• **What is needed**
Copy exactly the lines from the line containing "Reproduce this chart with Plotly." to the line containing "import plotly.graph_objects as go", both lines included, and omit any pictures.

• **Entries**
*****

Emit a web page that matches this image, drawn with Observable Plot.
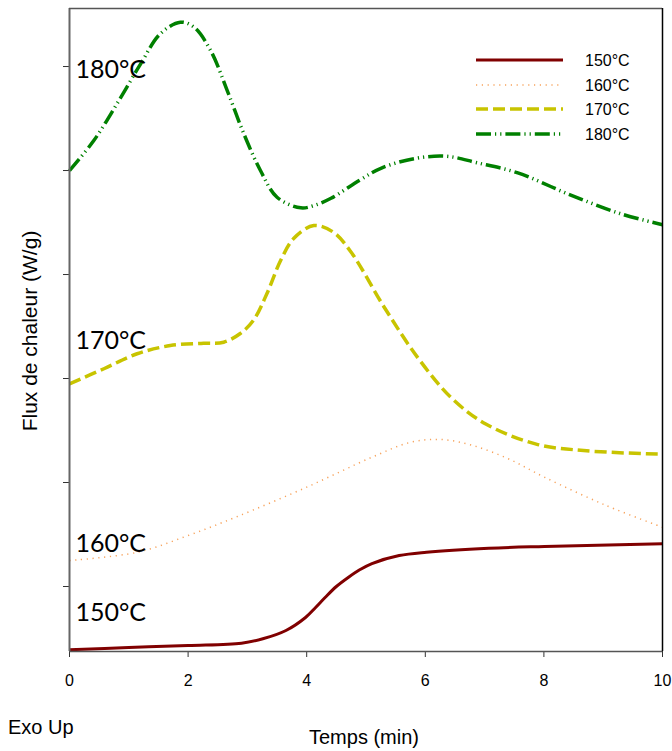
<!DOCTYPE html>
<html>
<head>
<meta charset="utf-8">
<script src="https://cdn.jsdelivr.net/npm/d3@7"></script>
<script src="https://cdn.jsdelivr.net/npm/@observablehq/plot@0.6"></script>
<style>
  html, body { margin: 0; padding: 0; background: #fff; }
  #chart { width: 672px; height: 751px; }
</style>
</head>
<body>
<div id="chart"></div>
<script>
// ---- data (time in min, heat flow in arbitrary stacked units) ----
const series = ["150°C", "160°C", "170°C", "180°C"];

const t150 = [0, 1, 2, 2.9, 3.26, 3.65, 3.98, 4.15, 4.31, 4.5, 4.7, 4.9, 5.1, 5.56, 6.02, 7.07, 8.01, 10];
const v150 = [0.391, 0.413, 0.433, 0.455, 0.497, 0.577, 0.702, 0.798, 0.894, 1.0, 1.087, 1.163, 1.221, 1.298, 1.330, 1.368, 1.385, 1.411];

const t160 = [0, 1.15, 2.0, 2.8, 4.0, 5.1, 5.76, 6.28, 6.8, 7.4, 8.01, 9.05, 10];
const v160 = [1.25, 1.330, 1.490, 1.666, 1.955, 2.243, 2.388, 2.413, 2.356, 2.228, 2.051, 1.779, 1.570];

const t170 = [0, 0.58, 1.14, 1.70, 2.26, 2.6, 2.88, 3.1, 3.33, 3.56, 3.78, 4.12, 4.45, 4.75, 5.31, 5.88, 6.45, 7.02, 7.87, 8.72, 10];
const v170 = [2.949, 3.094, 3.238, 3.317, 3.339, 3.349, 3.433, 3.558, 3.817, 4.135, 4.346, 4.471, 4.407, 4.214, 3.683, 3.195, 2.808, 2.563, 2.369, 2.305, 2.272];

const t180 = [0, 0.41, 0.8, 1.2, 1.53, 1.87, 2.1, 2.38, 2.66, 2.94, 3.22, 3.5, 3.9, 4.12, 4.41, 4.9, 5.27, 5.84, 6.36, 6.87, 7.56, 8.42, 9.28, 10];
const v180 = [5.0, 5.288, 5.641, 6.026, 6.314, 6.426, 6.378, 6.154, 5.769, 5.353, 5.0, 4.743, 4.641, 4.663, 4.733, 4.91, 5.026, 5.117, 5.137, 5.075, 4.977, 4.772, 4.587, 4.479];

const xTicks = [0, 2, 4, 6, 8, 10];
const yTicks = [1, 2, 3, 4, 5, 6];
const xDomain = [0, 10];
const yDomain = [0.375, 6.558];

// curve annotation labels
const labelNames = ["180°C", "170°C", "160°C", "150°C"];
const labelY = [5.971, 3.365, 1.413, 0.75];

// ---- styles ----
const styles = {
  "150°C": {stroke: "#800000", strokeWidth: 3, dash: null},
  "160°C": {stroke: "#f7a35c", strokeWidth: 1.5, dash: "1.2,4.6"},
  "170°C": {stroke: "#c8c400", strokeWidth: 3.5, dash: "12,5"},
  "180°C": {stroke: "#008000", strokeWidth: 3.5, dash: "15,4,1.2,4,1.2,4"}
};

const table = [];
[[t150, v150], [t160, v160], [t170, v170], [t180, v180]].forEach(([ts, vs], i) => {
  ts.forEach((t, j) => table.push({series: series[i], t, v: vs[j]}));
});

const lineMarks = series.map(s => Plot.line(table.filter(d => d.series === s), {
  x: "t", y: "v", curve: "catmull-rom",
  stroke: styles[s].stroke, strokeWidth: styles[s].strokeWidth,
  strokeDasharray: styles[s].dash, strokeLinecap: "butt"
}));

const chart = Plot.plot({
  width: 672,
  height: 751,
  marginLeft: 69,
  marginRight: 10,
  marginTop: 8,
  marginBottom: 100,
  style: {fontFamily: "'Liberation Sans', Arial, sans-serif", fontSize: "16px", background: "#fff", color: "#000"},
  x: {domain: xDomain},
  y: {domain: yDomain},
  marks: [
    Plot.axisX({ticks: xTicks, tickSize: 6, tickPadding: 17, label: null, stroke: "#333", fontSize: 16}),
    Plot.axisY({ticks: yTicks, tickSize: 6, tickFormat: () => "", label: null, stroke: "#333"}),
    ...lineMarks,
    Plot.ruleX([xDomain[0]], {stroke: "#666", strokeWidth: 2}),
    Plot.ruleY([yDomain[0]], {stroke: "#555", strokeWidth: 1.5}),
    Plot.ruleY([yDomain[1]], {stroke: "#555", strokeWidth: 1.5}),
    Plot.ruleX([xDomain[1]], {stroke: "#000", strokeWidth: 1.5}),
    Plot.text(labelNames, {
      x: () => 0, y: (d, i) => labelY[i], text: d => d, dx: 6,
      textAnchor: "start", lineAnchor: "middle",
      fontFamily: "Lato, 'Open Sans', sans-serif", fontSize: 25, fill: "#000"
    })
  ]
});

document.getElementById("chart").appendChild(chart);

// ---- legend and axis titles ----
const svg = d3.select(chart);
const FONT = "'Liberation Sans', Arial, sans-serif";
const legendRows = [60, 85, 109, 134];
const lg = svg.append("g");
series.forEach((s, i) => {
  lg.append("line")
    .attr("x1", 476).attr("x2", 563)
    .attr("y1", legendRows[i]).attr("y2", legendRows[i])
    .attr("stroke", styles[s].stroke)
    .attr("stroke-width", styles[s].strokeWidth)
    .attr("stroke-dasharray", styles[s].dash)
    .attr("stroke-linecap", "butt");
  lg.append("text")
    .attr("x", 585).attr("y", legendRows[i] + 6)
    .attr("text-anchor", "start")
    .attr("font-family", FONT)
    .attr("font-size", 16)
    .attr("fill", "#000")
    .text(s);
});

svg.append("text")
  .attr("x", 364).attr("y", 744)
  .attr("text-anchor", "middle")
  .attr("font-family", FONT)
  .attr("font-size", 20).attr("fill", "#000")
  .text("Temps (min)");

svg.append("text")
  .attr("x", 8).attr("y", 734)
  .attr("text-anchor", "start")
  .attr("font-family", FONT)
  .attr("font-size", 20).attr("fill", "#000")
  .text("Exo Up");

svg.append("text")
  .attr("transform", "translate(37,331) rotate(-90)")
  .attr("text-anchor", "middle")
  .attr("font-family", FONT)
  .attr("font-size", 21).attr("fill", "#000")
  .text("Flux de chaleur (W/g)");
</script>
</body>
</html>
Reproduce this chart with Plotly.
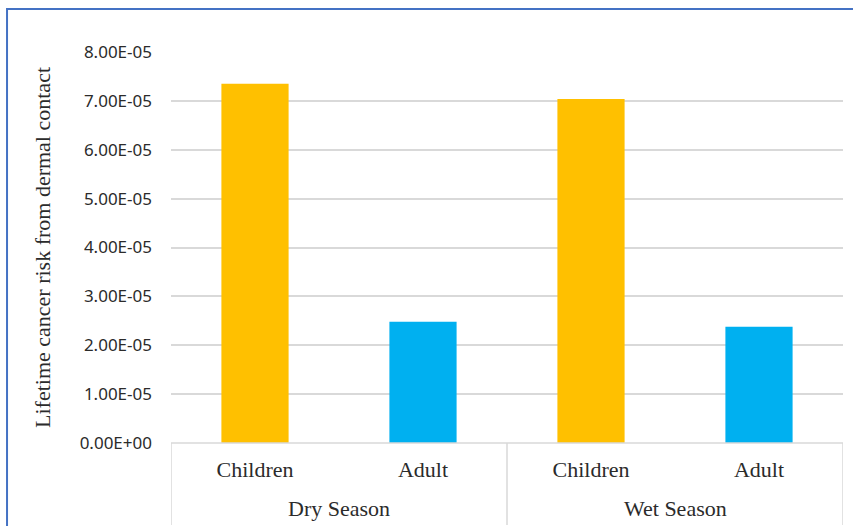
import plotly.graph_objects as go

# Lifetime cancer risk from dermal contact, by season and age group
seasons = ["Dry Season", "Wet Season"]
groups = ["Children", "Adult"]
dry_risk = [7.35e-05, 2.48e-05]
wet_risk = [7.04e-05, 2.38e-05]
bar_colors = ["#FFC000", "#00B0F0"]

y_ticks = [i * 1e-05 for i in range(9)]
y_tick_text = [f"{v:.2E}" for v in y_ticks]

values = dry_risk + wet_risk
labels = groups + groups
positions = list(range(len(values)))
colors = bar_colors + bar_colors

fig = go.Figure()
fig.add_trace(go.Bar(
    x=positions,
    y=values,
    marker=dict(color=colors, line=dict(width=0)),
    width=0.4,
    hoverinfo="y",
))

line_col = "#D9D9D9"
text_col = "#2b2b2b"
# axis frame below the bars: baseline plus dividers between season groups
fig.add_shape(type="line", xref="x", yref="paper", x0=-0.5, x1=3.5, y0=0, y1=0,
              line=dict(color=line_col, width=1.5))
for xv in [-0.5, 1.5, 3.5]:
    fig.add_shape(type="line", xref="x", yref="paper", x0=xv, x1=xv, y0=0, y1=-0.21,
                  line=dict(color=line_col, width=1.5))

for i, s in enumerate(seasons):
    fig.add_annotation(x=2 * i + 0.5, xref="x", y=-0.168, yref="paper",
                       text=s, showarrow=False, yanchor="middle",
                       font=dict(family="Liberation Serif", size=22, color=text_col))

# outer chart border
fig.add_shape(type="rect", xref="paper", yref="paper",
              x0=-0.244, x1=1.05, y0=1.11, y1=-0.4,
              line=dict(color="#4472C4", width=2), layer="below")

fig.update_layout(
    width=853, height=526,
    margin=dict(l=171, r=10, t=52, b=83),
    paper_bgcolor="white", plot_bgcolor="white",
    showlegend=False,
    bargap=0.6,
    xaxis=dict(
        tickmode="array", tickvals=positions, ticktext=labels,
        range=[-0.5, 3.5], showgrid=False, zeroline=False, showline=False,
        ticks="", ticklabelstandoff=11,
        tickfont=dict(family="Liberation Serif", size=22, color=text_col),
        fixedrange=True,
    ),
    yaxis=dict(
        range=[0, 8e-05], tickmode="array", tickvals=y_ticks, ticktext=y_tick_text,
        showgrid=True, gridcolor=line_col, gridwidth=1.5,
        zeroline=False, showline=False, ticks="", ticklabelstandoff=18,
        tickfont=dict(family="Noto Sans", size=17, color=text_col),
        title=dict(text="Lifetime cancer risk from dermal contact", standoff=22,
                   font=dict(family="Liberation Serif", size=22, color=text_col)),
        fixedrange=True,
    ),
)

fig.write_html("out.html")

*****

• **Response for this exercise**
Reproduce this chart with Plotly.
import plotly.graph_objects as go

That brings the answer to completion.